Retype, exactly as they stand, the lines from the start of the data to the line that contains "0.738, 0.764, 0.776];", both ends included. Leave the pictures out.

[start of Information shown]

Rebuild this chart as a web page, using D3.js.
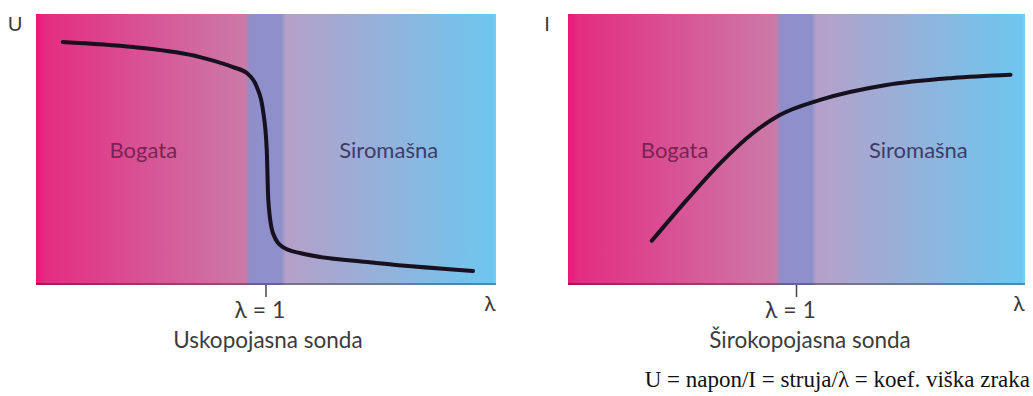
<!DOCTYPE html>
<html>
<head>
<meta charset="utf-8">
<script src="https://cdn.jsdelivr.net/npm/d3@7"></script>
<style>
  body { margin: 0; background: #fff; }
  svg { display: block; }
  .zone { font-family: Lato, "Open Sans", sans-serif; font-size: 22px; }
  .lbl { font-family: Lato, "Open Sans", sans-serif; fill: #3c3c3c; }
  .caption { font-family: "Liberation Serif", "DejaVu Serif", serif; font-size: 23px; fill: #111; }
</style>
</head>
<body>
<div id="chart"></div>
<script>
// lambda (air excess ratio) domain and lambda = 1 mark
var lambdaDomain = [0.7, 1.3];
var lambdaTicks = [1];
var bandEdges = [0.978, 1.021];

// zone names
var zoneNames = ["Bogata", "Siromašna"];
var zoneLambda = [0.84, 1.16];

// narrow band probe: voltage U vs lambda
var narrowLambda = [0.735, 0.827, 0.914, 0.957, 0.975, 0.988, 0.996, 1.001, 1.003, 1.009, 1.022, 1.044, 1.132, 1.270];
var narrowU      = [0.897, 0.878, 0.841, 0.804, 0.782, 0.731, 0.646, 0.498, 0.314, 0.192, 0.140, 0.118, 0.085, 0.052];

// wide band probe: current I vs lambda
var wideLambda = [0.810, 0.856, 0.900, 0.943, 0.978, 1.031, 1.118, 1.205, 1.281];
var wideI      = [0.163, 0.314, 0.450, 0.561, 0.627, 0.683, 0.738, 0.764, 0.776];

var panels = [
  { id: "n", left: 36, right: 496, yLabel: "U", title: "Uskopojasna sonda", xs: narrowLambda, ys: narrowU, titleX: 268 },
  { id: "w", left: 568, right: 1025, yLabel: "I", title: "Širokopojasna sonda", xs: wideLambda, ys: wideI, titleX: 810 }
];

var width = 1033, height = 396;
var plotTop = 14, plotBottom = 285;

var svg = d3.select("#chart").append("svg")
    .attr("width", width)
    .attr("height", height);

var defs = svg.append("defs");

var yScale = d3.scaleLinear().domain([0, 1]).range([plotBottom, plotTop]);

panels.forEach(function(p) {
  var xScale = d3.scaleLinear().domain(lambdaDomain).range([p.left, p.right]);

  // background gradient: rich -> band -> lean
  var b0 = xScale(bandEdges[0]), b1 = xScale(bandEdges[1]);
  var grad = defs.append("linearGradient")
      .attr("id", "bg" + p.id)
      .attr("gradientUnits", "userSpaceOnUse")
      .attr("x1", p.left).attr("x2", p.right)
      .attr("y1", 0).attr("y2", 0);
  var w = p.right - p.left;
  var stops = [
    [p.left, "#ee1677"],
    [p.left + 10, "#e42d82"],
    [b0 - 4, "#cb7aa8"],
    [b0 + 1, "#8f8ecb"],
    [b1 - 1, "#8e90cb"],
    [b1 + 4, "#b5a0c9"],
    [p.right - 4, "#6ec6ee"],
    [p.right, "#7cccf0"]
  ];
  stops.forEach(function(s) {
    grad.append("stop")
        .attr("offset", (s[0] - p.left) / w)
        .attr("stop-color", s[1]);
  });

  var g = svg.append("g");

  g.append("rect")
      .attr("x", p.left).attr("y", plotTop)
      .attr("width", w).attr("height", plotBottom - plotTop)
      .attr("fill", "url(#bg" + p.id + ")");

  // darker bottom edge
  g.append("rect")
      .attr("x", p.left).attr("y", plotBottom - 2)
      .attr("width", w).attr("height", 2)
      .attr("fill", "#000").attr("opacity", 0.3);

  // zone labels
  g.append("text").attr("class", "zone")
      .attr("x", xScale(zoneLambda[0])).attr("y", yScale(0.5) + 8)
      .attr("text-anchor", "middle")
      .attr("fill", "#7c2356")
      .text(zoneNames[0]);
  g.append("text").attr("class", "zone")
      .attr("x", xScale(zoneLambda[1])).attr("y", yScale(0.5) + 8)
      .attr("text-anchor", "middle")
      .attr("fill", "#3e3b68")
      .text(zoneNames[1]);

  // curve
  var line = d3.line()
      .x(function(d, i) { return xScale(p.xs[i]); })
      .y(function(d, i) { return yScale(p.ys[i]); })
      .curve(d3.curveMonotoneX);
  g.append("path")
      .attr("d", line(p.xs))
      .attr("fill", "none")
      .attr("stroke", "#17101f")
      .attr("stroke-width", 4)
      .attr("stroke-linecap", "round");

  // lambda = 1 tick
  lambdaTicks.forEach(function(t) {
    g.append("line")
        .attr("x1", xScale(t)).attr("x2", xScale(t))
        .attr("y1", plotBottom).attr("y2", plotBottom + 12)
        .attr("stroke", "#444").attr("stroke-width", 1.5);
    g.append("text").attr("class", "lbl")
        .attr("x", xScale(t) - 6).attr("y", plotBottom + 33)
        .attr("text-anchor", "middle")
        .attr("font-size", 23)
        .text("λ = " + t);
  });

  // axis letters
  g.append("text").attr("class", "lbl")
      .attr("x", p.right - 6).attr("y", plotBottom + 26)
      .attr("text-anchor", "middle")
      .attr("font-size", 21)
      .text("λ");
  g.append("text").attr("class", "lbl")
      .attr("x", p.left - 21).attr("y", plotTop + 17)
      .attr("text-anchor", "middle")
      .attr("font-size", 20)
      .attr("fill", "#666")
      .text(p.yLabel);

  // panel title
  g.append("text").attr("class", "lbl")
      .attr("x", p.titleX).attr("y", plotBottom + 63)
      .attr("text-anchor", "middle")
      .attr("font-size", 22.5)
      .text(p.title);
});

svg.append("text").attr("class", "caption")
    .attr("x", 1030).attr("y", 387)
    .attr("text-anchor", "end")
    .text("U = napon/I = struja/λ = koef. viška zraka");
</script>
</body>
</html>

[end of Information shown]

[Task result]:
Rebuild this chart as a web page, using D3.js.
<!DOCTYPE html>
<html>
<head>
<meta charset="utf-8">
<script src="https://cdn.jsdelivr.net/npm/d3@7"></script>
<style>
  body { margin: 0; background: #fff; }
  svg { display: block; }
  .zone { font-family: Lato, "Open Sans", sans-serif; font-size: 22px; }
  .lbl { font-family: Lato, "Open Sans", sans-serif; fill: #3c3c3c; }
  .caption { font-family: "Liberation Serif", "DejaVu Serif", serif; font-size: 23px; fill: #111; }
</style>
</head>
<body>
<div id="chart"></div>
<script>
// lambda (air excess ratio) domain and lambda = 1 mark
var lambdaDomain = [0.7, 1.3];
var lambdaTicks = [1];
var bandEdges = [0.978, 1.021];

// zone names
var zoneNames = ["Bogata", "Siromašna"];
var zoneLambda = [0.84, 1.16];

// narrow band probe: voltage U vs lambda
var narrowLambda = [0.735, 0.827, 0.914, 0.957, 0.975, 0.988, 0.996, 1.001, 1.003, 1.009, 1.022, 1.044, 1.132, 1.270];
var narrowU      = [0.897, 0.878, 0.841, 0.804, 0.782, 0.731, 0.646, 0.498, 0.314, 0.192, 0.140, 0.118, 0.085, 0.052];

// wide band probe: current I vs lambda
var wideLambda = [0.810, 0.856, 0.900, 0.943, 0.978, 1.031, 1.118, 1.205, 1.281];
var wideI      = [0.163, 0.314, 0.450, 0.561, 0.627, 0.683, 0.738, 0.764, 0.776];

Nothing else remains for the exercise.